There are several relationships which keep the p,lot wheels spinning. Madvig's sister, Opal is in love with Henry's son, Taylor Henry who is a complete waste of space up to his ears in gambling debts who winds up dead in the gutter. He is found by Madvig's right-hand man and fixer, Ed Beaumont (Alan Ladd) who reports back to his boss about what procedure to follow. Veronica Lake without the peek-a-boo hairstyle played Janet, Henry's daughter; she is in fact, the reason why Madvig was supporting Her Dad. The battle lines are drawn when Varna and his goons try to frame Madvig for Taylor' s killing to wreck Henry's chances of being elected.

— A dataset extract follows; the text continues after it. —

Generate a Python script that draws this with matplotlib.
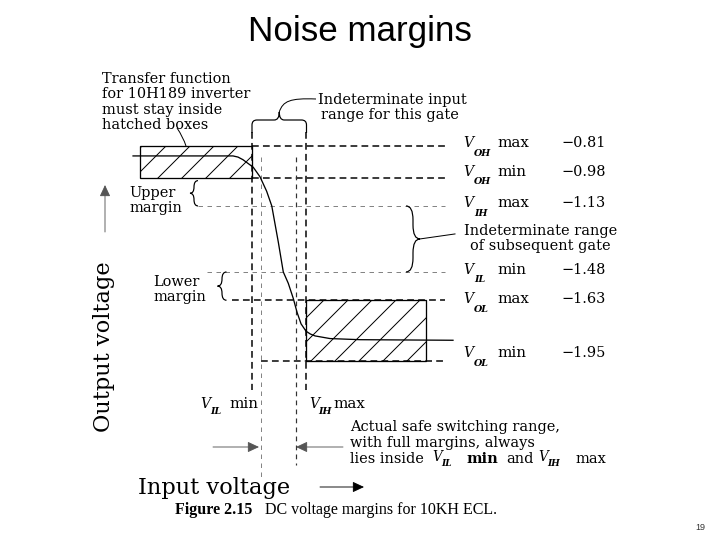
import matplotlib
matplotlib.use('Agg')
import matplotlib.pyplot as plt
from matplotlib.patches import Rectangle, PathPatch, FancyArrowPatch
from matplotlib.path import Path

# 10KH ECL levels (output voltage, V)
levels = [-0.81, -0.98, -1.13, -1.48, -1.63, -1.95]
level_sym = ['OH', 'OH', 'IH', 'IL', 'OL', 'OL']
level_kind = ['max', 'min', 'max', 'min', 'max', 'min']
level_txt = ['\u22120.81', '\u22120.98', '\u22121.13', '\u22121.48', '\u22121.63', '\u22121.95']

# input side (input voltage, V)
vil_min = -1.48
vih_max = -1.13
x_cross_hi = -1.42   # curve leaves V_OH min
x_cross_lo = -1.20   # curve reaches V_OL max
box_hi_left = -2.20  # left end of upper hatched box
box_lo_right = -0.36  # right end of lower hatched box

# transfer function of the 10H189 inverter
vin = [-2.244, -1.602, -1.57, -1.538, -1.472, -1.429, -1.386, -1.353, -1.311, -1.279,
       -1.247, -1.215, -1.191, -1.165, -1.133, -1.105, -1.075, -0.979, -0.786, -0.189]
vout = [-0.865, -0.865, -0.871, -0.885, -0.925, -0.975, -1.052, -1.13, -1.322, -1.48,
        -1.54, -1.62, -1.693, -1.755, -1.794, -1.809, -1.819, -1.833, -1.839, -1.842]

plt.rcParams['hatch.linewidth'] = 1.0
serif = 'DejaVu Serif'

fig = plt.figure(figsize=(10, 7.5), dpi=72)
ax = fig.add_axes([0, 0, 1, 1])
ax.set_xlim(-3.0985, 1.5258)
ax.set_ylim(-2.9007, -0.0385)
ax.axis('off')
ov = fig.add_axes([0, 0, 1, 1])   # pixel overlay for notes
ov.set_xlim(0, 720)
ov.set_ylim(540, 0)
ov.axis('off')


def to_px(x, y):
    X, Y = ax.transData.transform((x, y))
    return X, 540 - Y


def to_v(px, py):
    return ax.transData.inverted().transform((px, 540 - py))


heavy = dict(color='black', lw=1.5, dashes=(4.5, 2.8))
light = dict(color='#777777', lw=0.9, dashes=(5, 5))
mid = dict(color='#333333', lw=1.2, dashes=(4, 3.5))

# horizontal level lines
starts = [252, 252, 198, 207, 232, 261]
styles = [heavy, heavy, light, light, heavy, heavy]
x_end = to_v(445, 0)[0]
for lv, s, st in zip(levels, starts, styles):
    ax.plot([to_v(s, 0)[0], x_end], [lv, lv], **st)

# vertical input lines
for xv, top, bot, st in [(vil_min, 132, 390, heavy), (x_cross_hi, 157, 480, light),
                         (x_cross_lo, 157, 465, mid), (vih_max, 132, 390, heavy)]:
    ax.plot([xv, xv], [to_v(0, top)[1], to_v(0, bot)[1]], **st)

# hatched boxes
ax.add_patch(Rectangle((box_hi_left, levels[1]), vil_min - box_hi_left, levels[0] - levels[1],
                       facecolor='white', edgecolor='black', hatch='/', lw=1.3))
ax.add_patch(Rectangle((vih_max, levels[5]), box_lo_right - vih_max, levels[4] - levels[5],
                       facecolor='white', edgecolor='black', hatch='/', lw=1.3))

# transfer curve
ax.plot(vin, vout, color='black', lw=1.3)


def brace_v(x, y0, y1, w, tip=-1):
    # vertical curly brace, tip=-1 points left ("{"), +1 right ("}")
    q = min(abs(w), abs(y1 - y0) / 4)
    ym = (y0 + y1) / 2
    e = x - tip * w / 2
    t = x + tip * w / 2
    verts = [(e, y0), (x, y0), (x, y0 + q), (x, ym - q), (x, ym), (t, ym),
             (x, ym), (x, ym + q), (x, y1 - q), (x, y1), (e, y1)]
    codes = [Path.MOVETO, Path.CURVE3, Path.CURVE3, Path.LINETO, Path.CURVE3, Path.CURVE3,
             Path.CURVE3, Path.CURVE3, Path.LINETO, Path.CURVE3, Path.CURVE3]
    ov.add_patch(PathPatch(Path(verts, codes), fill=False, lw=1.2, color='black'))


def curve(pts, lw=1.0):
    codes = [Path.MOVETO] + [Path.CURVE4] * (len(pts) - 1)
    ov.add_patch(PathPatch(Path(pts, codes), fill=False, lw=lw, color='black'))


# margin braces
brace_v(194, to_px(0, levels[1])[1] + 3, to_px(0, levels[2])[1], 8, -1)
brace_v(222, to_px(0, levels[3])[1], to_px(0, levels[4])[1], 9, -1)
brace_v(413, to_px(0, levels[2])[1], to_px(0, levels[3])[1], 14, 1)
ov.plot([420, 455], [to_px(0, -1.305)[1], to_px(0, -1.305)[1] - 5], color='black', lw=1)

# top brace over the indeterminate input range
x0 = to_px(vil_min, 0)[0]
x1 = to_px(vih_max, 0)[0]
xm = (x0 + x1) / 2
ys, yb, yt, q = 120, 133, 112, 5
verts = [(x0, yb), (x0, ys + q), (x0, ys), (x0 + q, ys), (xm - q, ys), (xm, ys), (xm, yt),
         (xm, ys), (xm + q, ys), (x1 - q, ys), (x1, ys), (x1, ys + q), (x1, yb)]
codes = [Path.MOVETO, Path.LINETO, Path.CURVE3, Path.CURVE3, Path.LINETO, Path.CURVE3, Path.CURVE3,
         Path.CURVE3, Path.CURVE3, Path.LINETO, Path.CURVE3, Path.CURVE3, Path.LINETO]
ov.add_patch(PathPatch(Path(verts, codes), fill=False, lw=1.2, color='black'))
curve([(xm, yt), (283, 101), (290, 98), (316, 99)])
curve([(177, 128), (181, 134), (184, 140), (186, 146)])

# arrows
for tail, head, c in [((213, 447), (259, 447), '#555555'), ((343, 447), (296, 447), '#555555'),
                      ((320, 487), (364, 487), 'black'), ((105, 232), (105, 185), '#555555')]:
    ov.add_patch(FancyArrowPatch(tail, head, arrowstyle='-|>,head_length=0.6,head_width=0.28',
                                 mutation_scale=16, color=c, lw=0.9, shrinkA=0, shrinkB=0))

# text
fs = 14.5
note = dict(family=serif, fontsize=fs, va='center')
for i, s in enumerate(['Transfer function', 'for 10H189 inverter', 'must stay inside', 'hatched boxes']):
    ov.text(102, 79 + 15.3 * i, s, **note)
ov.text(318, 100, 'Indeterminate input', **note)
ov.text(321, 115, 'range for this gate', **note)
ov.text(129, 193, 'Upper', **note)
ov.text(129, 208, 'margin', **note)
ov.text(153, 282, 'Lower', **note)
ov.text(153, 297, 'margin', **note)
ov.text(464, 231, 'Indeterminate range', **note)
ov.text(470, 246, 'of subsequent gate', **note)

row_y = [143, 172, 203, 270, 299, 353]
for y, sym, kind, txt in zip(row_y, level_sym, level_kind, level_txt):
    ov.text(463, y, 'V', family=serif, style='italic', fontsize=14, va='center')
    ov.text(474, y + 10, sym, family=serif, style='italic', weight='bold', fontsize=9.5, va='center')
    ov.text(497, y, kind, family=serif, fontsize=15, va='center')
    ov.text(606, y, txt, family=serif, fontsize=14.5, va='center', ha='right')

ov.text(200, 404, 'V', family=serif, style='italic', fontsize=14, va='center')
ov.text(210, 411, 'IL', family=serif, style='italic', weight='bold', fontsize=9.5, va='center')
ov.text(229, 404, 'min', family=serif, fontsize=15, va='center')
ov.text(309, 404, 'V', family=serif, style='italic', fontsize=14, va='center')
ov.text(318, 411, 'IH', family=serif, style='italic', weight='bold', fontsize=9.5, va='center')
ov.text(333, 404, 'max', family=serif, fontsize=15, va='center')

ov.text(350, 427, 'Actual safe switching range,', **note)
ov.text(350, 443, 'with full margins, always', **note)
ov.text(350, 459, 'lies inside', **note)
ov.text(432, 457, 'V', family=serif, style='italic', fontsize=13.5, va='center')
ov.text(441, 464, 'IL', family=serif, style='italic', weight='bold', fontsize=9, va='center')
ov.text(466, 459, 'min', family=serif, weight='bold', fontsize=14.5, va='center')
ov.text(506, 459, 'and', family=serif, fontsize=14.5, va='center')
ov.text(538, 457, 'V', family=serif, style='italic', fontsize=13.5, va='center')
ov.text(547, 464, 'IH', family=serif, style='italic', weight='bold', fontsize=9, va='center')
ov.text(575, 459, 'max', family=serif, fontsize=14.5, va='center')

ov.text(138, 488, 'Input voltage', family=serif, fontsize=22.5, va='center')
ov.text(104, 347, 'Output voltage', family=serif, fontsize=22.5, va='center', ha='center', rotation=90)
ov.text(175, 510, 'Figure 2.15', family='Liberation Serif', weight='bold', fontsize=16, va='center')
ov.text(265, 510, 'DC voltage margins for 10KH ECL.', family='Liberation Serif', fontsize=16, va='center')

ov.text(360, 31, 'Noise margins', family='Liberation Sans', fontsize=35, ha='center', va='center')
ov.text(700, 527, '19', family='Liberation Sans', fontsize=9, ha='center', va='center', color='#333333')

fig.savefig('out.png', dpi=72, facecolor='white')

Ed Beaumont confronts Varna who aimed to use him as a conduit for raking the dirt on Madvig. He is severely beaten by Varna's goons but eventually escapes via a smashed window and a plummet through a glass roof . It seems as if everybody is doing reverse ferrets and batting for the other side, especially when Opal joins the Varna camp. The camp also has Matthews, a newspaper editor who could splash the 'story'
concerning Madvig's apparent guilt about Taylor's death. The frissons keep coming right up to the end.

There was plenty to keep the audience interested as to the denouement which actually turned out to be somewhat of an anti-climax.